Readable study of a 2,000-year-old battle that still reverberates today.
On Aug. 2, 216 BCE, in southeastern Italy, a massive Roman army faced down a smaller, apparently weaker Carthaginian force led by Hannibal. Two years earlier, Hannibal had famously led that force, war elephants and all, over the Alps into Italy, devastating the armies of the Roman Republic. At Cannae, he nearly finished the job, using a pincer movement to surround the Romans and nearly annihilating them. Contemporary accounts of the battle, such as those by Livy, aren't really contemporary at all, following it by a century and more.
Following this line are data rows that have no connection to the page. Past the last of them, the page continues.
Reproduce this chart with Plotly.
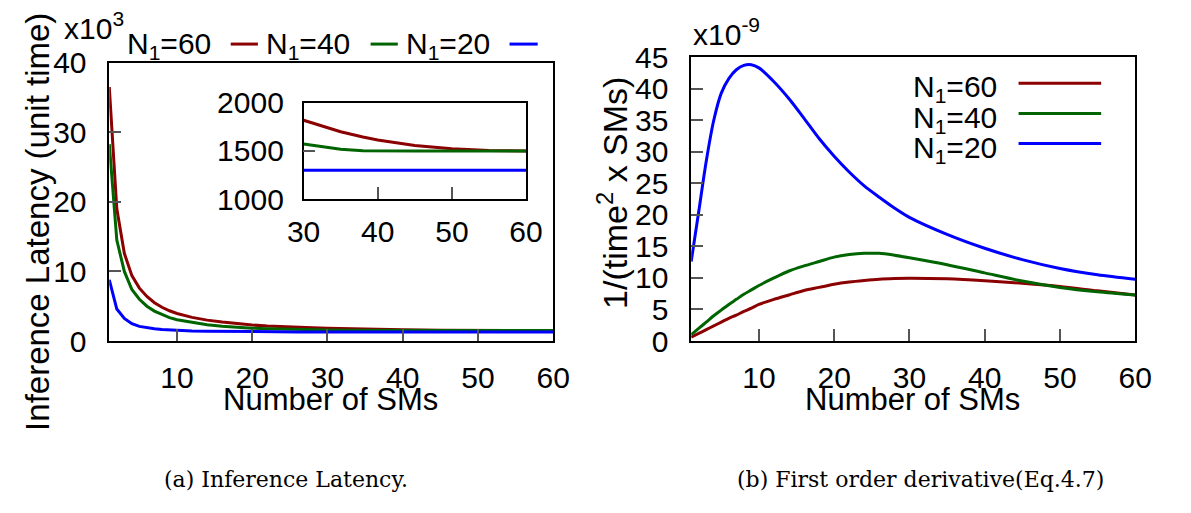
import plotly.graph_objects as go

W, H = 1191, 513

# ---- data -------------------------------------------------------------
# (a) inference latency (unit time) vs number of SMs
sms_lat = [1, 2, 3, 4, 5, 6, 7, 8, 9, 10, 12, 14, 16, 18, 20, 22, 24, 26, 28,
           30, 32, 35, 38, 40, 45, 50, 55, 60]
lat_n60 = [36500, 19000, 12600, 9400, 7600, 6400, 5500, 4850, 4350, 3950,
           3400, 3000, 2720, 2480, 2300, 2150, 2040, 1960, 1890,
           1820, 1770, 1700, 1645, 1615, 1556, 1524, 1506, 1500]
lat_n40 = [28300, 14500, 10000, 7400, 6000, 5000, 4300, 3800, 3350, 3050,
           2650, 2350, 2120, 1960, 1840, 1750, 1680, 1630, 1595,
           1573, 1550, 1518, 1503, 1500, 1500, 1500, 1500, 1500]
lat_n20 = [8800, 4600, 3250, 2500, 2100, 1900, 1760, 1660, 1590, 1530,
           1450, 1400, 1370, 1345, 1330, 1320, 1310, 1305, 1300,
           1300, 1300, 1300, 1300, 1300, 1300, 1300, 1300, 1300]

# (b) first order derivative, in units of 1e-9
sms_der = [1, 2, 3, 4, 5, 6, 7, 8, 9, 10, 12, 14, 16, 18, 20, 22, 24, 26, 28,
           30, 35, 40, 45, 50, 55, 60]
der_n60 = [0.6, 1.2, 1.8, 2.4, 3.0, 3.6, 4.1, 4.7, 5.2, 5.8, 6.6, 7.3, 8.0,
           8.5, 9.0, 9.35, 9.6, 9.8, 9.9, 9.95, 9.85, 9.55, 9.15, 8.65,
           7.95, 7.3]
der_n40 = [1.0, 2.0, 3.0, 4.0, 4.9, 5.8, 6.6, 7.4, 8.1, 8.8, 10.0, 11.1,
           11.9, 12.6, 13.3, 13.7, 13.9, 13.9, 13.6, 13.2, 12.1, 10.8, 9.5,
           8.5, 7.8, 7.3]
der_n20 = [12.6, 20.5, 28.5, 35.0, 39.3, 41.6, 43.0, 43.7, 43.8, 43.3, 41.1,
           38.4, 35.3, 32.1, 29.3, 26.8, 24.6, 22.8, 21.1, 19.6, 16.9, 14.7,
           12.9, 11.5, 10.5, 9.8]

series_names = ["N<sub>1</sub>=60", "N<sub>1</sub>=40", "N<sub>1</sub>=20"]
colors = ["#8b0000", "#006400", "#0000ff"]
inset_from = 30

FONT = "Liberation Sans"
FS = 30


def px(x):
    """pixel column -> paper fraction"""
    return x / W


def py(y):
    """pixel row (from top) -> paper fraction"""
    return 1 - y / H


fig = go.Figure()

lat_sets = [lat_n60, lat_n40, lat_n20]
der_sets = [der_n60, der_n40, der_n20]

# (a) main latency curves, shown in thousands
for name, col, lat in zip(series_names, colors, lat_sets):
    fig.add_trace(go.Scatter(x=sms_lat, y=[v / 1000 for v in lat], mode="lines",
                             line=dict(color=col, width=3), name=name,
                             xaxis="x", yaxis="y", showlegend=False))

# (a) inset: the tail of the same curves
for name, col, lat in zip(series_names, colors, lat_sets):
    xs = [s for s in sms_lat if s >= inset_from]
    ys = [v for s, v in zip(sms_lat, lat) if s >= inset_from]
    fig.add_trace(go.Scatter(x=xs, y=ys, mode="lines",
                             line=dict(color=col, width=3), name=name,
                             xaxis="x3", yaxis="y3", showlegend=False))

# (b) derivative curves
for name, col, der in zip(series_names, colors, der_sets):
    fig.add_trace(go.Scatter(x=sms_der, y=der, mode="lines",
                             line=dict(color=col, width=3, shape="spline",
                                       smoothing=0.8),
                             name=name, xaxis="x2", yaxis="y2",
                             showlegend=False))

axis_common = dict(showline=True, mirror=True, linecolor="black", linewidth=1.5,
                   ticks="inside", ticklen=12, tickwidth=1.5, tickcolor="#555",
                   showgrid=False, zeroline=False,
                   tickfont=dict(family=FONT, size=FS, color="black"))

fig.update_layout(
    width=W, height=H, margin=dict(l=0, r=0, t=0, b=0),
    paper_bgcolor="white", plot_bgcolor="white",
    xaxis=dict(domain=[px(95), px(552)], range=[1, 60],
               tickvals=[10, 20, 30, 40, 50, 60], anchor="y",
               ticklabelstandoff=9, **axis_common),
    yaxis=dict(domain=[py(347), py(49)], range=[0, 40],
               tickvals=[0, 10, 20, 30, 40], anchor="x",
               ticklabelstandoff=15, **axis_common),
    xaxis2=dict(domain=[px(694), px(1151)], range=[1, 60],
                tickvals=[10, 20, 30, 40, 50, 60], anchor="y2",
                ticklabelstandoff=9, **axis_common),
    yaxis2=dict(domain=[py(347), py(43)], range=[0, 45],
                tickvals=list(range(0, 50, 5)), anchor="x2",
                ticklabelstandoff=15, **axis_common),
    xaxis3=dict(domain=[px(295), px(524)], range=[30, 60],
                tickvals=[30, 40, 50, 60], anchor="y3",
                ticklabelstandoff=5, **axis_common),
    yaxis3=dict(domain=[py(195), py(92)], range=[1000, 2000],
                tickvals=[1000, 1500, 2000], anchor="x3",
                ticklabelstandoff=12, **axis_common),
)

ann = []


def text(x, y, s, size=FS, xanchor="center", yanchor="middle", angle=0,
         family=FONT):
    ann.append(dict(x=px(x), y=py(y), xref="paper", yref="paper", text=s,
                    showarrow=False, xanchor=xanchor, yanchor=yanchor,
                    textangle=angle,
                    font=dict(family=family, size=size, color="black")))


# axis titles and multipliers
text(323, 410, "Number of SMs", size=31)
text(922, 410, "Number of SMs", size=31)
text(21, 219, "Inference Latency (unit time)", size=33, angle=-90)
text(613, 189, "1/(time<sup>2</sup> x SMs)", size=34, angle=-90)
text(46, 10, "x10<sup>3</sup>", xanchor="left")
text(694, 16, "x10<sup>-9</sup>", xanchor="left")

# sub-figure captions
text(277, 495, "(a) Inference Latency.", size=22, family="DejaVu Serif")
text(930, 495, "(b) First order derivative(Eq.4.7)", size=22,
     family="DejaVu Serif")

shapes = []

# key for (a): one row above the plot, label then line sample
left_key = [(202, 220, 248), (345, 364, 392), (489, 507, 536)]
for name, col, (tx, l0, l1) in zip(series_names, colors, left_key):
    text(tx, 31, name, xanchor="right")
    shapes.append(dict(type="line", xref="paper", yref="paper",
                       x0=px(l0), x1=px(l1), y0=py(29), y1=py(29),
                       line=dict(color=col, width=3)))

# key for (b): stacked inside the plot
for i, (name, col) in enumerate(zip(series_names, colors)):
    yy = 71 + i * 32.3
    text(1011, yy + 6, name, xanchor="right")
    shapes.append(dict(type="line", xref="paper", yref="paper",
                       x0=px(1031), x1=px(1116), y0=py(yy), y1=py(yy),
                       line=dict(color=col, width=3)))

fig.update_layout(annotations=ann, shapes=shapes)

fig.write_html("out.html")
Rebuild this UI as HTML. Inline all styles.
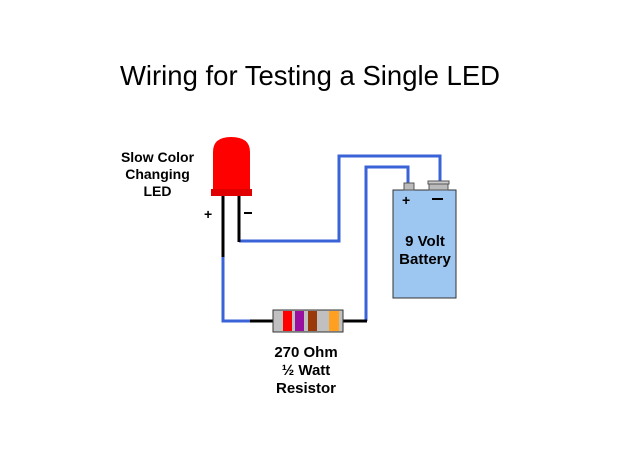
<!DOCTYPE html>
<html><head><style>
body{margin:0;width:620px;height:465px;background:#fff;position:relative;overflow:hidden;font-family:"Liberation Sans",Arial,sans-serif}
.t{position:absolute;text-align:center;font-weight:bold;font-size:14px;line-height:17px;color:#000}
</style></head><body>
<div style="position:absolute;left:0;width:620px;top:60px;text-align:center;font-size:27.5px;">Wiring for Testing a Single LED</div>
<svg width="620" height="465" style="position:absolute;left:0;top:0">
<g fill="none" stroke-width="3">
<polyline points="223,256 223,321 252,321" stroke="#3a63d8"/>
<polyline points="239,241 339,241 339,156 440,156 440,182" stroke="#3a63d8"/>
<polyline points="366,321 366,167 408,167 408,184" stroke="#3a63d8"/>
<line x1="223" y1="196" x2="223" y2="257" stroke="#000"/>
<line x1="239" y1="196" x2="239" y2="242" stroke="#000"/>
<line x1="250" y1="321" x2="274" y2="321" stroke="#000"/>
<line x1="343" y1="321" x2="367" y2="321" stroke="#000"/>
<line x1="244" y1="213" x2="252" y2="213" stroke="#000" stroke-width="2"/>
</g>
<path d="M213,190 L213,152 Q213,137 231,137 Q250,137 250,152 L250,190 Z" fill="#f00"/>
<rect x="211" y="189" width="41" height="7" fill="#e00000"/>
<rect x="273" y="310" width="70" height="22" fill="#c0c0c0" stroke="#333" stroke-width="1"/>
<rect x="283" y="311" width="9" height="20" fill="#f00"/>
<rect x="295" y="311" width="9" height="20" fill="#9b0fa0"/>
<rect x="308" y="311" width="9" height="20" fill="#9a3a0a"/>
<rect x="329" y="311" width="10" height="20" fill="#ffa020"/>
<rect x="393" y="190" width="63" height="108" fill="#9dc6f0" stroke="#333" stroke-width="1"/>
<rect x="404" y="183" width="10" height="7" fill="#bbb" stroke="#555" stroke-width="1"/>
<rect x="429" y="183" width="19" height="7" fill="#bbb" stroke="#555" stroke-width="1"/>
<rect x="428" y="181" width="21" height="3" fill="#ccc" stroke="#555" stroke-width="1"/>
<line x1="432" y1="199" x2="443" y2="199" stroke="#000" stroke-width="2"/>
</svg>
<div class="t" style="left:100px;width:115px;top:149px">Slow Color<br>Changing<br>LED</div>
<div class="t" style="left:204px;top:206px">+</div>
<div class="t" style="left:402px;top:192px">+</div>
<div class="t" style="left:393px;width:64px;top:233px;font-size:15px;line-height:18px">9 Volt<br>Battery</div>
<div class="t" style="left:250px;width:112px;top:344px;font-size:15px;line-height:18px">270 Ohm<br>½ Watt<br>Resistor</div>
</body></html>
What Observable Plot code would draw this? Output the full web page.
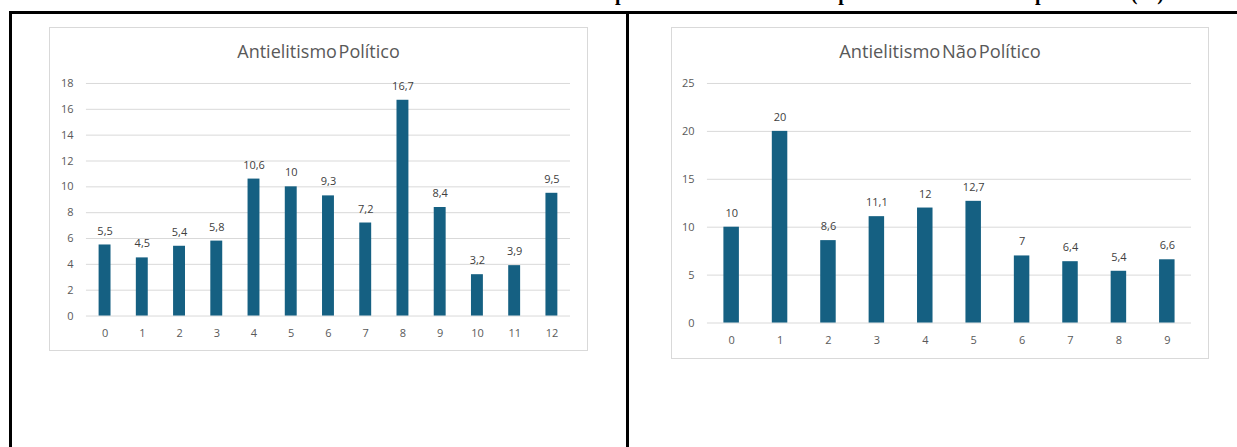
<!DOCTYPE html>
<html>
<head>
<meta charset="utf-8">
<script src="https://cdn.jsdelivr.net/npm/d3@7"></script>
<script src="https://cdn.jsdelivr.net/npm/@observablehq/plot@0.6"></script>
<style>
  html, body { margin: 0; padding: 0; background: #fff; }
  body { width: 1237px; height: 447px; overflow: hidden; position: relative; font-family: "Open Sans", sans-serif; }
  .abs { position: absolute; }
  .heading { position: absolute; left: -300px; width: 1464px; top: -17px; line-height: 20px; text-align: right;
             font-family: "Liberation Serif", "Times New Roman", serif; font-weight: bold; font-size: 20px; color: #000; white-space: nowrap; }
  .hline { left: 9px; right: 0; top: 11px; height: 3px; background: #000; }
  .vline { top: 11px; bottom: 0; width: 3px; background: #000; }
  .box { border: 1px solid #d9d9d9; box-sizing: border-box; background: #fff; }
  .title { position: absolute; left: 0; right: 0; text-align: center; top: 11px; line-height: 24px;
           font-size: 18px; color: #595959; word-spacing: -3px; white-space: nowrap; }
  .chart { position: absolute; }
</style>
</head>
<body>
<div class="heading">Gráfico 2 – Antielitismo político e antielitismo não político nas escalas em percentual (%)</div>
<div class="abs hline"></div>
<div class="abs vline" style="left:9px"></div>
<div class="abs vline" style="left:626px"></div>

<div id="box1" class="abs box" style="left:49px; top:27px; width:539px; height:324px;">
  <div class="title">Antielitismo Político</div>
</div>
<div id="box2" class="abs box" style="left:671px; top:27px; width:538px; height:332px;">
  <div class="title" style="font-size:18.3px">Antielitismo Não Político</div>
</div>

<script>
// ---- data ----
const categoriesPolitico = ["0","1","2","3","4","5","6","7","8","9","10","11","12"];
const valuesPolitico = [5.5, 4.5, 5.4, 5.8, 10.6, 10, 9.3, 7.2, 16.7, 8.4, 3.2, 3.9, 9.5];
const yTicksPolitico = [0, 2, 4, 6, 8, 10, 12, 14, 16, 18];

const categoriesNaoPolitico = ["0","1","2","3","4","5","6","7","8","9"];
const valuesNaoPolitico = [10, 20, 8.6, 11.1, 12, 12.7, 7, 6.4, 5.4, 6.6];
const yTicksNaoPolitico = [0, 5, 10, 15, 20, 25];

const fmt = v => String(v).replace(".", ",");

function makeChart(cats, vals, ticks, opts) {
  const data = cats.map((c, i) => ({c, v: vals[i]}));
  return Plot.plot({
    width: opts.width,
    height: opts.height,
    marginTop: opts.marginTop,
    marginBottom: opts.marginBottom,
    marginLeft: opts.marginLeft,
    marginRight: opts.marginRight,
    style: {fontFamily: '"Open Sans", sans-serif', fontSize: "11px", color: "#595959", background: "transparent", overflow: "visible"},
    x: {domain: cats, paddingInner: 0.68, paddingOuter: 0.34, round: false, label: null, tickSize: 0, tickPadding: 13},
    y: {domain: [0, ticks[ticks.length - 1]], ticks: ticks, label: null, tickSize: 0, tickPadding: 13},
    marks: [
      Plot.ruleY(ticks, {stroke: "#d9d9d9", strokeWidth: 1}),
      Plot.barY(data, {x: "c", y: "v", fill: "#156082"}),
      Plot.text(data, {x: "c", y: "v", text: d => fmt(d.v), dy: -14, fill: "#404040", fontSize: 11})
    ]
  });
}

const c1 = makeChart(categoriesPolitico, valuesPolitico, yTicksPolitico,
  {width: 538, height: 280, marginTop: 13, marginBottom: 34, marginLeft: 37, marginRight: 16});
c1.classList.add("chart");
c1.style.left = "-1px"; c1.style.top = "42px";
document.getElementById("box1").appendChild(c1);

const c2 = makeChart(categoriesNaoPolitico, valuesNaoPolitico, yTicksNaoPolitico,
  {width: 537, height: 288, marginTop: 13, marginBottom: 35, marginLeft: 36, marginRight: 16});
c2.classList.add("chart");
c2.style.left = "-1px"; c2.style.top = "42px";
document.getElementById("box2").appendChild(c2);
</script>
</body>
</html>
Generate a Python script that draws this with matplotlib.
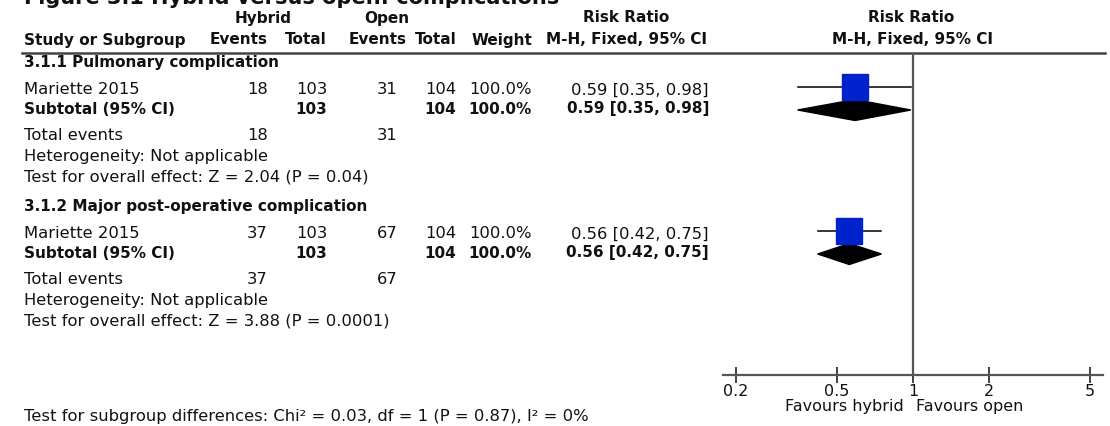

O'Connell (Soul of the Sword: An Illustrated History of Weaponry and Warfare from Prehistory to the Present, 2002, etc.), a former analyst with the U.S. Army Intelligence Agency, has his work cut out for him in sorting out what is reliable from what is fabulous or moralizing in the records of the past. Perhaps surprisingly, he gives fairly solid marks to Polybius of Megalopolis, who came nearly 75 years after and had access to now-lost Carthaginian accounts of the battle. The "ghosts" of the title are the Roman survivors of the battle, who crossed the sea with Scipio Africanus and sowed Carthage's fields with salt, erasing it from the map in an act that can only be considered genocide. O'Connell pointedly contrasts Carthaginian and Roman society, the one commercial and the other bellicose, and at several points he likens the Punic Wars to the transcontinental slaughter of the two world wars. He also notes that modern generals continue to study Cannae as a textbook example of smart, fluid strategizing. “[F]or the Allied invasion of Germany,” writes the author, “Eisenhower envisioned a huge Cannae-like maneuver, employing a double envelopment of the Ruhr,” and George Patton likened the Polish army in 1939 to the unfortunate Roman consular army at Cannae.
A wide-ranging account of the battle that sets it in the larger context of the Punic Wars and the rise of the Roman Empire.